As we have noted in several recent letters, we do not believe that China is melting down; we see growth that is slowing, but still robust, and we see an epochal shift away from industrial growth to growth of the consumer sector in China. (We also see the rise of “Chinese millennials” as a demographic phenomenon -- but we will discuss that in a future letter.) China’s banking system may yet cause genuine problems, but not in the immediate future. We believe that much of the negative news about China’s economic condition may be originating in the ongoing struggle of Xi Jinping’s government with endemic corruption.
However, some of the effects of the growth transition to the consumer, and of the negative news flow about Chinese economic fundamentals, are significantly affected emerging markets, where currencies and equities have been feeling the pain.
One potential beneficiary of this development is gold.
The role of gold in central banking may be shifting; there may simply not be enough gold on the planet to be a store of value as significant and useful to central banks as it has been historically. If this change is happening, though, it does not change the fundamental nature of gold as a hedge used to express mistrust of government. When trust in government’s competence, honesty, transparency, and effectiveness goes down, the price of gold tends to rise.
Thus, as investors in emerging markets begin to lose confidence that their governments “have it under control,” that they can effectively manage the knock-on effects of shifts in China’s economy (whether real, psychological, or a mixture of the two) -- they will begin to store more of their wealth in gold.
We have seen some signs of this shift occurring in a rise of demand for bullion in India and China, although demand has not reached the levels of 2013. However, even in the face of imminent Fed tightening, gold could find support from the demand generated by an emerging-market swoon.
Moreover, the mistrust of government shown in the early U.S. election polling results is manifesting itself in many other countries as well. It turns out that social media is a big opening to advocates of change in many countries; a recent example is Guatemala. News of corruption and misuse of power travels faster and can be backed up easily via social media. We anticipate that this change toward a “throw the bums out” attitude in many countries will lead to a desire to hold more gold by some citizens worldwide. This makes us more optimistic that the end of the gold bear market is gradually approaching.

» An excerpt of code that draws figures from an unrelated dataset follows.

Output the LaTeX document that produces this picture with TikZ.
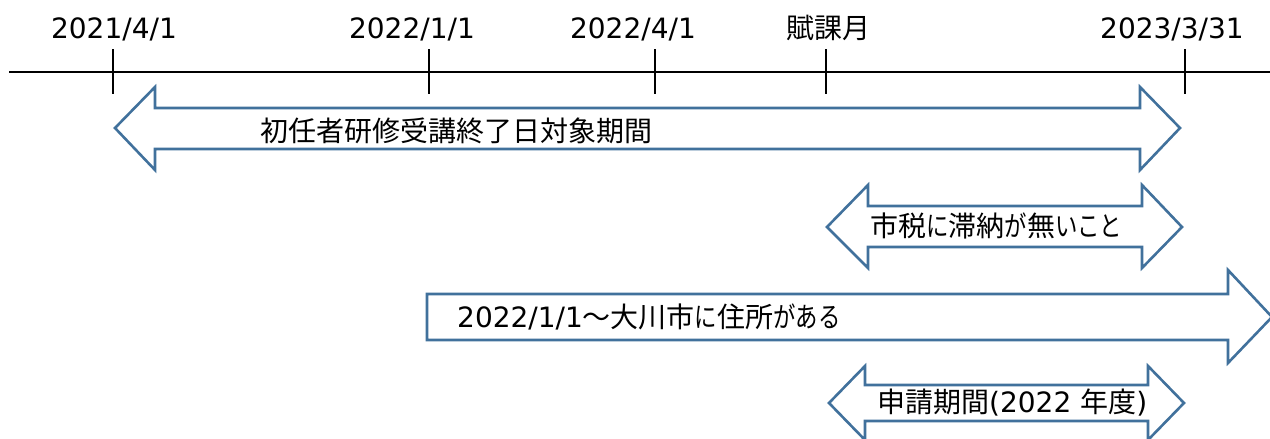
\documentclass[tikz,border=0pt]{standalone}
\usepackage{fontspec}
\setmainfont{DejaVu Sans}
\newfontfamily\cjk{Noto Sans CJK JP}
\newfontfamily\kn{Noto Sans CJK JP}[FakeStretch=0.8]
\definecolor{arrowblue}{HTML}{41719C}
\begin{document}
\begin{tikzpicture}[x=1pt,y=-1pt,
  axis/.style={line width=1.8pt,black},
  tick/.style={line width=1.8pt,black},
  bigarrow/.style={draw=arrowblue,line width=2.6pt,fill=white,line join=miter},
  lbl/.style={inner sep=0pt,anchor=base,font=\fontsize{28}{32}\selectfont},
  txt/.style={inner sep=0pt,anchor=base west,font=\fontsize{28}{32}\selectfont}]
\useasboundingbox (0,0) rectangle (1270,439);
% timeline
\coordinate (l0) at (9,72);
\coordinate (l1) at (1270,72);
\draw[axis] (l0) -- (l1);
\foreach \x/\n in {113/t1,429/t2,655/t3,826/t4,1185/t5}{
  \coordinate (\n a) at (\x,49);
  \coordinate (\n b) at (\x,94);
  \draw[tick] (\n a) -- (\n b);
}
\node[lbl] (d1) at (114,38) {2021/4/1};
\node[lbl] (d2) at (412,38) {2022/1/1};
\node[lbl] (d3) at (633,38) {2022/4/1};
\node[lbl] (d4) at (828,38) {\cjk 賦課月};
\node[lbl] (d5) at (1172,38) {2023/3/31};
% arrow 1
\draw[bigarrow] (115,128) -- (155,87) -- (155,108) -- (1140,108) -- (1140,87) -- (1180,128)
  -- (1140,170) -- (1140,149) -- (155,149) -- (155,170) -- cycle;
\node[txt] (a1) at (260,141) {\cjk 初任者研修受講終了日対象期間};
% arrow 2
\draw[bigarrow] (827,227) -- (868,185) -- (868,206) -- (1142,206) -- (1142,185) -- (1182,227)
  -- (1142,268) -- (1142,247) -- (868,247) -- (868,268) -- cycle;
\node[txt] (a2) at (870,236) {{\cjk 市税}{\kn に}{\cjk 滞納}{\kn が}{\cjk 無}{\kn いこと}};
% arrow 3
\draw[bigarrow] (427,294) -- (1228,294) -- (1228,270) -- (1272,317) -- (1228,363) -- (1228,340)
  -- (427,340) -- cycle;
\node[txt] (a3) at (457,327) {2022/1/1{\cjk ～大川市}{\kn に}{\cjk 住所}{\kn がある}};
% arrow 4
\draw[bigarrow] (829,403) -- (865,366) -- (865,385) -- (1148,385) -- (1148,366) -- (1184,403)
  -- (1148,440) -- (1148,421) -- (865,421) -- (865,440) -- cycle;
\node[txt] (a4) at (877,412) {{\cjk 申請期間}(2022 {\cjk 年度})};
\end{tikzpicture}
\end{document}
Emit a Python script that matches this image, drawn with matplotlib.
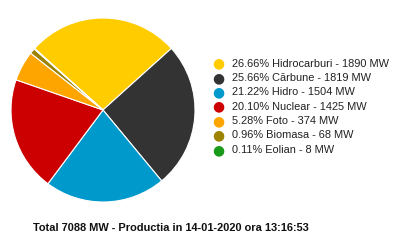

Investment implications: Gold is first and foremost a hedge through which investors express their mistrust of government. Although the role of gold may be shifting, with central banks unable to hold enough gold for it to continue as a major component of their reserves; and although an imminent Fed rate rise is not constructive for gold; the current swoon in emerging markets may find retail investors again casting their votes against trust in their governments, and in favor of the yellow metal. We are seeing indications that a bottom in gold is nearing. We are not sure of the date of its arrival but we will keep you informed when we believe it has arrived.